**Stated goal:**
All of the data that follows should be retyped exactly, please, except the pictures.

**Material:**
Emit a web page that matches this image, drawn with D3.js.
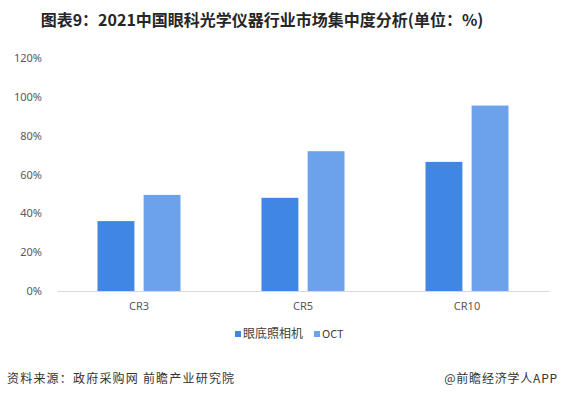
<!DOCTYPE html>
<html>
<head>
<meta charset="utf-8">
<script src="https://cdn.jsdelivr.net/npm/d3@7"></script>
<style>
  body { margin: 0; background: #fff; }
  svg { font-family: "Microsoft YaHei", "Noto Sans CJK SC", sans-serif; }
</style>
</head>
<body>
<div id="chart"></div>
<script>
// chart size
var w = 561;
var h = 398;

var categories = ["CR3", "CR5", "CR10"];
var seriesNames = ["眼底照相机", "OCT"];
var fundus = [36, 48, 66.5];
var oct = [49.5, 72, 95.5];
var yTicks = [0, 20, 40, 60, 80, 100, 120];

var colors = ["#4086E3", "#6CA2EB"];

var svg = d3.select("#chart")
  .append("svg")
  .attr("width", w)
  .attr("height", h);

// title
svg.append("text")
  .attr("x", 262)
  .attr("y", 26)
  .attr("text-anchor", "middle")
  .attr("font-size", 16)
  .attr("font-weight", "bold")
  .attr("fill", "#262626")
  .text("图表9：2021中国眼科光学仪器行业市场集中度分析(单位：%)");

var x0 = d3.scaleBand()
  .domain(categories)
  .range([57, 549]);

var x1 = d3.scaleBand()
  .domain(seriesNames)
  .range([0, 83])
  .paddingInner(0.2);

var y = d3.scaleLinear()
  .domain([0, 120])
  .range([291, 58]);

// y axis labels
var yAxis = svg.append("g")
  .attr("transform", "translate(45,0)")
  .call(d3.axisLeft(y).tickValues(yTicks).tickSize(0).tickFormat(function (d) { return d + "%"; }));
yAxis.select(".domain").remove();
yAxis.selectAll("text")
  .attr("font-size", 11)
  .attr("fill", "#595959")
  .attr("font-family", "Microsoft YaHei, Noto Sans, sans-serif");

// bars
var groups = svg.selectAll("g.cat")
  .data(categories)
  .enter()
  .append("g")
  .attr("class", "cat")
  .attr("transform", function (d) {
    return "translate(" + (x0(d) + x0.bandwidth() / 2 - 41.5) + ",0)";
  });

groups.selectAll("rect")
  .data(function (d, i) {
    return [
      { name: seriesNames[0], value: fundus[i] },
      { name: seriesNames[1], value: oct[i] }
    ];
  })
  .enter()
  .append("rect")
  .attr("x", function (d) { return x1(d.name); })
  .attr("y", function (d) { return y(d.value); })
  .attr("width", x1.bandwidth())
  .attr("height", function (d) { return y(0) - y(d.value); })
  .attr("fill", function (d, i) { return colors[i]; });

// x axis
var xAxis = svg.append("g")
  .attr("transform", "translate(0," + y(0) + ")")
  .call(d3.axisBottom(x0).tickSize(0).tickPadding(11));
xAxis.select(".domain").attr("stroke", "#d9d9d9");
xAxis.selectAll("text")
  .attr("font-size", 11)
  .attr("fill", "#595959")
  .attr("font-family", "Microsoft YaHei, Noto Sans, sans-serif");

// legend
var legend = svg.append("g")
  .attr("transform", "translate(0,334)");
var lx = [235, 314];
var lsize = [12, 11];
seriesNames.forEach(function (s, i) {
  legend.append("rect")
    .attr("x", lx[i])
    .attr("y", -3)
    .attr("width", 6)
    .attr("height", 6)
    .attr("fill", colors[i]);
  legend.append("text")
    .attr("x", lx[i] + 8)
    .attr("y", 0)
    .attr("dy", "0.35em")
    .attr("font-size", lsize[i])
    .attr("fill", "#404040")
    .text(s);
});

// footer
svg.append("text")
  .attr("x", 7)
  .attr("y", 383)
  .attr("font-size", 12)
  .attr("letter-spacing", 1.2)
  .attr("fill", "#333")
  .text("资料来源：政府采购网 前瞻产业研究院");

svg.append("text")
  .attr("x", 558)
  .attr("y", 383)
  .attr("text-anchor", "end")
  .attr("font-size", 12)
  .attr("letter-spacing", 0.8)
  .attr("fill", "#333")
  .text("@前瞻经济学人APP");
</script>
</body>
</html>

**Reply to the exercise:**
Emit a web page that matches this image, drawn with D3.js.
<!DOCTYPE html>
<html>
<head>
<meta charset="utf-8">
<script src="https://cdn.jsdelivr.net/npm/d3@7"></script>
<style>
  body { margin: 0; background: #fff; }
  svg { font-family: "Microsoft YaHei", "Noto Sans CJK SC", sans-serif; }
</style>
</head>
<body>
<div id="chart"></div>
<script>
// chart size
var w = 561;
var h = 398;

var categories = ["CR3", "CR5", "CR10"];
var seriesNames = ["眼底照相机", "OCT"];
var fundus = [36, 48, 66.5];
var oct = [49.5, 72, 95.5];
var yTicks = [0, 20, 40, 60, 80, 100, 120];

var colors = ["#4086E3", "#6CA2EB"];

var svg = d3.select("#chart")
  .append("svg")
  .attr("width", w)
  .attr("height", h);

// title
svg.append("text")
  .attr("x", 262)
  .attr("y", 26)
  .attr("text-anchor", "middle")
  .attr("font-size", 16)
  .attr("font-weight", "bold")
  .attr("fill", "#262626")
  .text("图表9：2021中国眼科光学仪器行业市场集中度分析(单位：%)");

var x0 = d3.scaleBand()
  .domain(categories)
  .range([57, 549]);

var x1 = d3.scaleBand()
  .domain(seriesNames)
  .range([0, 83])
  .paddingInner(0.2);

var y = d3.scaleLinear()
  .domain([0, 120])
  .range([291, 58]);

// y axis labels
var yAxis = svg.append("g")
  .attr("transform", "translate(45,0)")
  .call(d3.axisLeft(y).tickValues(yTicks).tickSize(0).tickFormat(function (d) { return d + "%"; }));
yAxis.select(".domain").remove();
yAxis.selectAll("text")
  .attr("font-size", 11)
  .attr("fill", "#595959")
  .attr("font-family", "Microsoft YaHei, Noto Sans, sans-serif");

// bars
var groups = svg.selectAll("g.cat")
  .data(categories)
  .enter()
  .append("g")
  .attr("class", "cat")
  .attr("transform", function (d) {
    return "translate(" + (x0(d) + x0.bandwidth() / 2 - 41.5) + ",0)";
  });

groups.selectAll("rect")
  .data(function (d, i) {
    return [
      { name: seriesNames[0], value: fundus[i] },
      { name: seriesNames[1], value: oct[i] }
    ];
  })
  .enter()
  .append("rect")
  .attr("x", function (d) { return x1(d.name); })
  .attr("y", function (d) { return y(d.value); })
  .attr("width", x1.bandwidth())
  .attr("height", function (d) { return y(0) - y(d.value); })
  .attr("fill", function (d, i) { return colors[i]; });

// x axis
var xAxis = svg.append("g")
  .attr("transform", "translate(0," + y(0) + ")")
  .call(d3.axisBottom(x0).tickSize(0).tickPadding(11));
xAxis.select(".domain").attr("stroke", "#d9d9d9");
xAxis.selectAll("text")
  .attr("font-size", 11)
  .attr("fill", "#595959")
  .attr("font-family", "Microsoft YaHei, Noto Sans, sans-serif");

// legend
var legend = svg.append("g")
  .attr("transform", "translate(0,334)");
var lx = [235, 314];
var lsize = [12, 11];
seriesNames.forEach(function (s, i) {
  legend.append("rect")
    .attr("x", lx[i])
    .attr("y", -3)
    .attr("width", 6)
    .attr("height", 6)
    .attr("fill", colors[i]);
  legend.append("text")
    .attr("x", lx[i] + 8)
    .attr("y", 0)
    .attr("dy", "0.35em")
    .attr("font-size", lsize[i])
    .attr("fill", "#404040")
    .text(s);
});

// footer
svg.append("text")
  .attr("x", 7)
  .attr("y", 383)
  .attr("font-size", 12)
  .attr("letter-spacing", 1.2)
  .attr("fill", "#333")
  .text("资料来源：政府采购网 前瞻产业研究院");

svg.append("text")
  .attr("x", 558)
  .attr("y", 383)
  .attr("text-anchor", "end")
  .attr("font-size", 12)
  .attr("letter-spacing", 0.8)
  .attr("fill", "#333")
  .text("@前瞻经济学人APP");
</script>
</body>
</html>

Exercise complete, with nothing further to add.